Lesen Sie auch:Immer mehr Schweden überwachen ihre Kinder mit GPS-Trackern
Laut Gang-Mitglied: Töten als lukratives Geschäft
Schwedische Bandenchefs setzen bei ihren gewalttätigen Auseinandersetzungen offenbar zunehmend auf junge Rekruten im Alter von 14 bis 16 Jahren. Einem Bericht von „Sky News“ zufolge zahlen kriminelle Organisationen ihren Mitgliedern wohl bis zu 50.000 Kronen (ca. 4300 Euro) für die Verletzung eines Rivalen durch einen Schuss ins Bein. Für Auftragsmorde, für die früher bis zu einer Million Kronen (ca. 86.300 Euro) gezahlt wurden, sind die Preise demnach so weit gesunken, dass nach Aussage eines Bandenmitglieds Mord zur täglichen Praxis geworden sei und „jeder tötet“.

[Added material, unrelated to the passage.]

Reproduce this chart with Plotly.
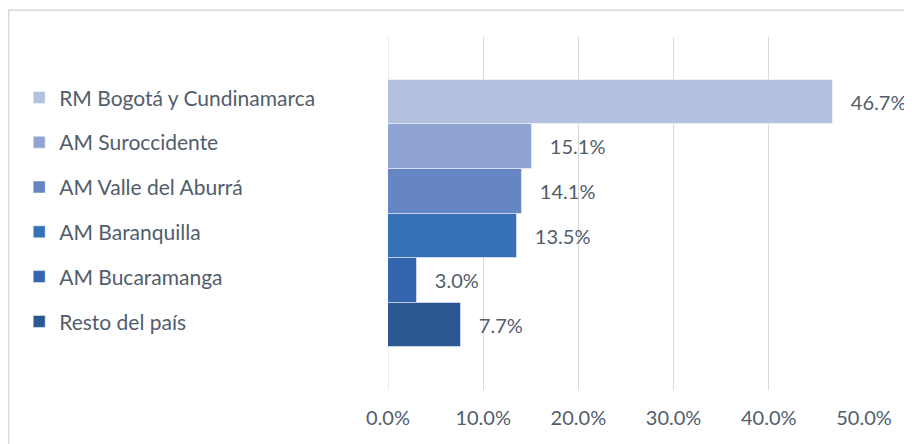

Nach Angaben der Europäischen Union gibt es in Schweden keine Spezialgerichte für jugendliche Straftäter. Kinder unter 15 Jahren können nicht strafrechtlich verfolgt werden, sondern werden von Sozialdiensten betreut. Jugendliche Straftäter zwischen 15 und 18 Jahren müssen sich vor ordentlichen Gerichten verantworten, erhalten aber „besondere Strafen“, die ihrem Alter entsprechen, heißt es auf der Website der Europäischen Union. Erst zwischen 18 und 21 Jahren werden Jugendliche zu den gleichen Strafen verurteilt wie Erwachsene.
Schweden will härter gegen Bandenkriminalität vorgehen
Als Reaktion auf die eskalierende Bandenkriminalität hat die schwedische Regierung angekündigt, härter gegen die Bandenkriminalität vorzugehen. In einem entschlossenen Schritt kündigte der schwedische Premierminister Ulf Kristersson Ende 2023 an, künftig auch das Militär zur Bekämpfung der Bandenkriminalität einzusetzen. Diskutiert werden auch eine mögliche Herabsetzung des Strafmündigkeitsalters und die Einrichtung von Jugendgefängnissen, in denen Jugendliche getrennt von Erwachsenen untergebracht werden können.